Wprawdzie 9 miesięcy temu lider zespołu Behemoth został uniewinniony przez Sąd Rejonowy w Gdyni, który nie dopatrzył się znamion przestępstwa obrazy uczuć religijnych w podarciu przez niego Biblii na koncercie w 2007 roku, jednak to jeszcze nie koniec tej sprawy. Z wyrokiem sądu nie zgodzili się czterej posłowie PiS oraz prokurator. W wyniku złożonej przez nich apelacji, sprawa trafiła na wokandę gdyńskiego Sądu Okręgowego.
Pierwsza rozprawa została wyznaczona na miniony wtorek, jednak została odroczona.
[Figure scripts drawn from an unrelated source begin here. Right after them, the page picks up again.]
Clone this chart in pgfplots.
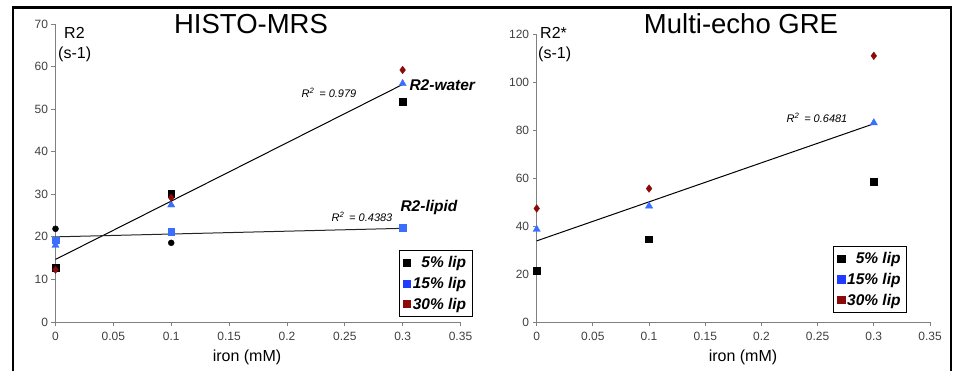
\documentclass[border=0pt]{standalone}
\usepackage{pgfplots}
\pgfplotsset{compat=1.18}
\usepackage{fontspec}
\setmainfont{Liberation Sans}
\definecolor{mblue}{HTML}{3A6EFF}
\definecolor{lblue}{HTML}{1F3CFF}
\definecolor{mred}{HTML}{8B0A0A}
\definecolor{axgray}{HTML}{808080}
\definecolor{tickgray}{HTML}{404040}
\pgfplotsset{
  myaxis/.style={
    scale only axis, clip=false,
    xmin=0, xmax=0.35, ymin=0,
    axis x line*=bottom, axis y line*=left,
    axis line style={axgray, line width=1pt, -},
    tick align=outside, major tick length=4pt,
    tick style={axgray, line width=0.8pt},
    xtick={0,0.05,0.1,0.15,0.2,0.25,0.3,0.35},
    xticklabels={0,0.05,0.1,0.15,0.2,0.25,0.3,0.35},
    /pgf/number format/assume math mode=true,
    ticklabel style={font=\fontsize{12}{14}\selectfont, text=tickgray},
    xticklabel style={yshift=-3pt},
    legend cell align=right,
    legend style={draw=black, line width=0.9pt, font=\fontsize{15.5}{17}\selectfont\bfseries\itshape,
      anchor=north east, inner xsep=4pt, inner ysep=4pt, row sep=4pt, fill=white,
      /tikz/every even column/.append style={column sep=2pt}},
  },
  sq/.style={only marks, mark=square*, mark size=3.6pt},
}
\begin{document}
\begin{tikzpicture}
\useasboundingbox (0pt,0pt) rectangle (953pt,370pt);
\begin{scope}
\clip (0pt,0pt) rectangle (953pt,370pt);
\draw[line width=2.5pt] (13pt,-10pt) -- (13pt,362.5pt) -- (951pt,362.5pt) -- (951pt,-10pt);
\end{scope}

% ---------------- left: HISTO-MRS
\begin{axis}[myaxis, at={(55.5pt,48pt)}, anchor=south west, width=405pt, height=298pt,
  ymax=70, ytick={0,10,...,70},
  legend style={at={(rel axis cs:1.03,0.2416)}}]
\addlegendimage{sq, black}\addlegendentry{5\% lip}
\addlegendimage{sq, lblue}\addlegendentry{15\% lip}
\addlegendimage{sq, mred}\addlegendentry{30\% lip}
% trend lines
\addplot[black, line width=1pt, forget plot] coordinates {(0,14.7) (0.3,55.8)};
\addplot[black!85, line width=1pt, forget plot] coordinates {(0,20.0) (0.3,22.0)};
% lipid
\addplot[only marks, mark=*, mark size=3pt, black, forget plot] coordinates {(0,21.9) (0.1,18.6)};
\addplot[only marks, mark=square*, mark size=3.4pt, mblue, forget plot] coordinates {(0,19.2) (0.1,21.2) (0.3,22.2)};
% water
\addplot[only marks, mark=square*, mark size=3.4pt, black, forget plot] coordinates {(0,12.7) (0.1,30.1) (0.3,51.8)};
\addplot[only marks, mark=triangle*, mark size=4.2pt, mblue, forget plot] coordinates {(0,18.0) (0.1,27.5) (0.3,56.0)};
\addplot[only marks, mark=diamond*, mark size=3.8pt, mred, forget plot] coordinates {(0,12.3) (0.1,29.2) (0.3,59.2)};
\end{axis}

% ---------------- right: Multi-echo GRE
\begin{axis}[myaxis, at={(536.7pt,48pt)}, anchor=south west, width=393.3pt, height=288pt,
  ymax=120, ytick={0,20,...,120},
  legend style={at={(rel axis cs:0.9415,0.264)}}]
\addlegendimage{sq, black}\addlegendentry{5\% lip}
\addlegendimage{sq, lblue}\addlegendentry{15\% lip}
\addlegendimage{sq, mred}\addlegendentry{30\% lip}
\addplot[black, line width=1pt, forget plot] coordinates {(0,33.8) (0.3,82.6)};
\addplot[only marks, mark=square*, mark size=3.4pt, black, forget plot] coordinates {(0,21.4) (0.1,34.5) (0.3,58.3)};
\addplot[only marks, mark=triangle*, mark size=4.2pt, mblue, forget plot] coordinates {(0,38.6) (0.1,48.3) (0.3,83.0)};
\addplot[only marks, mark=diamond*, mark size=3.8pt, mred, forget plot] coordinates {(0,47.3) (0.1,55.6) (0.3,110.9)};
\end{axis}

% titles
\node at (251pt,346pt) {\fontsize{27.5}{31}\selectfont HISTO-MRS};
\node at (741pt,346pt) {\fontsize{27.5}{31}\selectfont Multi-echo GRE};
% y labels
\node[anchor=west, inner sep=0] at (64pt,337pt) {\fontsize{16}{18}\selectfont R2};
\node[anchor=west, inner sep=0] at (58pt,316pt) {\fontsize{16}{18}\selectfont (s-1)};
\node[anchor=west, inner sep=0] at (540pt,337pt) {\fontsize{16}{18}\selectfont R2*};
\node[anchor=west, inner sep=0] at (538pt,316pt) {\fontsize{16}{18}\selectfont (s-1)};
% x labels
\node at (247pt,13pt) {\fontsize{16}{18}\selectfont iron (mM)};
\node at (743pt,13pt) {\fontsize{16}{18}\selectfont iron (mM)};
% annotations
\node at (329pt,277pt) {\fontsize{11}{12}\selectfont\itshape R\textsuperscript{2} \,= 0.979};
\node at (362pt,153pt) {\fontsize{11}{12}\selectfont\itshape R\textsuperscript{2} \,= 0.4383};
\node at (817pt,252pt) {\fontsize{11}{12}\selectfont\itshape R\textsuperscript{2} \,= 0.6481};
\node[anchor=west] at (406pt,285pt) {\fontsize{15.5}{17}\selectfont\bfseries\itshape R2-water};
\node[anchor=west] at (397pt,163pt) {\fontsize{15.5}{17}\selectfont\bfseries\itshape R2-lipid};
\end{tikzpicture}
\end{document}
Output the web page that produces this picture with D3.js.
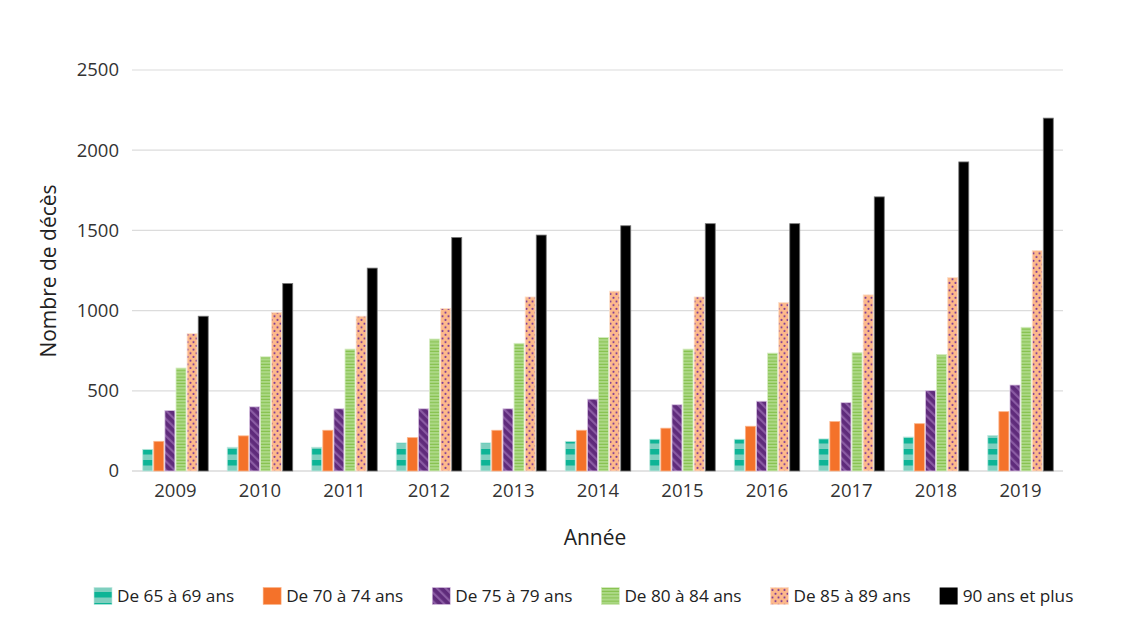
<!DOCTYPE html>
<html><head><meta charset="utf-8">
<script src="https://cdn.jsdelivr.net/npm/d3@7"></script>
<style>body{margin:0;background:#fff;} text{font-family:"Open Sans", Lato, sans-serif;}</style>
</head><body>
<svg id="c" width="1125" height="643"></svg>
<script>
const years = ["2009","2010","2011","2012","2013","2014","2015","2016","2017","2018","2019"];
const seriesNames = ["De 65 à 69 ans","De 70 à 74 ans","De 75 à 79 ans","De 80 à 84 ans","De 85 à 89 ans","90 ans et plus"];
const s65 = [135,148,148,175,175,185,198,198,200,212,222];
const s70 = [185,219,254,208,254,254,267,279,308,295,370];
const s75 = [377,400,388,388,388,448,413,435,426,501,536];
const s80 = [642,712,760,823,796,833,760,735,738,726,896];
const s85 = [856,988,965,1013,1085,1121,1085,1050,1098,1206,1374];
const s90 = [965,1169,1265,1456,1471,1529,1542,1542,1709,1927,2200];
const yTicks = [0,500,1000,1500,2000,2500];
const seriesValues = [s65,s70,s75,s80,s85,s90];

const svg = d3.select("#c");
const defs = svg.append("defs");
const baseY = 471;

// patterns
const pTeal = defs.append("pattern").attr("id","pTeal").attr("patternUnits","userSpaceOnUse")
  .attr("width",11).attr("height",11).attr("patternTransform",`translate(0,${baseY})`);
pTeal.append("rect").attr("width",11).attr("height",11).attr("fill","#7fcfbf");
pTeal.append("rect").attr("y",0).attr("width",11).attr("height",5.5).attr("fill","#0db496");

const pPur = defs.append("pattern").attr("id","pPur").attr("patternUnits","userSpaceOnUse")
  .attr("width",6).attr("height",6).attr("patternTransform","rotate(-45)");
pPur.append("rect").attr("width",6).attr("height",6).attr("fill","#5f2b7b");
pPur.append("rect").attr("x",0).attr("width",2.2).attr("height",6).attr("fill","#8a5ba3");

const pGreen = defs.append("pattern").attr("id","pGreen").attr("patternUnits","userSpaceOnUse")
  .attr("width",10).attr("height",3.2);
pGreen.append("rect").attr("width",10).attr("height",3.2).attr("fill","#acd886");
pGreen.append("rect").attr("y",2.2).attr("width",10).attr("height",1).attr("fill","#84c04b");

const pPeach = defs.append("pattern").attr("id","pPeach").attr("patternUnits","userSpaceOnUse")
  .attr("width",6).attr("height",7.4);
pPeach.append("rect").attr("width",6).attr("height",7.4).attr("fill","#fdb98b");
pPeach.append("circle").attr("cx",1.5).attr("cy",1.8).attr("r",1.05).attr("fill","#7e3c95");
pPeach.append("circle").attr("cx",4.5).attr("cy",5.5).attr("r",1.05).attr("fill","#7e3c95");

const fills = ["url(#pTeal)","#f4722a","url(#pPur)","url(#pGreen)","url(#pPeach)","#000000"];
const strokes = ["#bfe9df","#fbb48a","#d9c4e2","#d6ecc2","#fde0cb","#777777"];

const x = d3.scaleBand().domain(years).range([133,1063]).paddingInner(0.225).paddingOuter(0.115);
const x1 = d3.scaleBand().domain(seriesNames).range([0, x.bandwidth()]).paddingInner(0.1);
const y = d3.scaleLinear().domain([0,2500]).range([baseY,70]);

// gridlines
svg.append("g").selectAll("line").data(yTicks).join("line")
  .attr("x1",132).attr("x2",1063).attr("y1",d=>y(d)).attr("y2",d=>y(d))
  .attr("stroke",d=>d===0?"#c8c8c8":"#dcdcdc").attr("stroke-width",1.2);

// y tick labels
svg.append("g").selectAll("text").data(yTicks).join("text")
  .attr("x",119).attr("y",d=>y(d)).attr("dy","0.35em").attr("text-anchor","end")
  .attr("font-size",18.5).attr("fill","#333").text(d=>d);

// bars
const groups = svg.append("g").selectAll("g").data(seriesNames).join("g");
groups.each(function(name, si){
  d3.select(this).selectAll("rect").data(years.map((yr,i)=>({yr, v: seriesValues[si][i]}))).join("rect")
    .attr("x", d=>x(d.yr)+x1(name))
    .attr("y", d=>y(d.v))
    .attr("width", x1.bandwidth())
    .attr("height", d=>baseY - y(d.v))
    .attr("fill", fills[si])
    .attr("stroke", strokes[si]).attr("stroke-width",0.8);
});

// x labels
svg.append("g").selectAll("text").data(years).join("text")
  .attr("x",d=>x(d)+x.bandwidth()/2).attr("y",497).attr("text-anchor","middle")
  .attr("font-size",18.5).attr("fill","#333").text(d=>d);

// axis titles
svg.append("text").attr("x",595).attr("y",545).attr("text-anchor","middle")
  .attr("font-size",21).attr("fill","#222").text("Année");
svg.append("text").attr("transform","translate(56,271) rotate(-90)").attr("text-anchor","middle")
  .attr("font-size",21).attr("fill","#222").text("Nombre de décès");

// legend
const leg = svg.append("g");
let lx = 94;
seriesNames.forEach((name, si) => {
  leg.append("rect").attr("x",lx).attr("y",587.5).attr("width",18).attr("height",17)
    .attr("fill",fills[si]).attr("stroke",si===5?"none":strokes[si]).attr("stroke-width",0.6);
  const t = leg.append("text").attr("x",lx+23).attr("y",596).attr("dy","0.35em")
    .attr("font-size",17.2).attr("fill","#222").text(name);
  const w = t.node().getComputedTextLength();
  lx = lx + 23 + w + 29;
});
</script>
</body></html>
Sędziowie zwrócili się bowiem do Sądu Najwyższego o interpretację przepisów dotyczących obrazy uczuć religijnych. Kluczowe jest tu pojęcie zamiaru. Nergal został uniewinniony, ponieważ nie udowodniono mu zamiaru bezpośredniego, a sam muzyk zapewnia, że nie planował nikogo obrazić. Z kolei składający apelację posłowie PiS zamierzają dowieść, że Darski działał z "zamiarem ewentualnym".
Sąd Najwyższy ma podjąć decyzję, czy do naruszenia prawa dochodzi tylko gdy sprawca działa z zamiarem bezpośrednim, czy również "ewentualnym".
Scena jest miejscem, gdzie możemy wyrażać siebie w taki sposób, w jaki chcemy - mówi Nergal.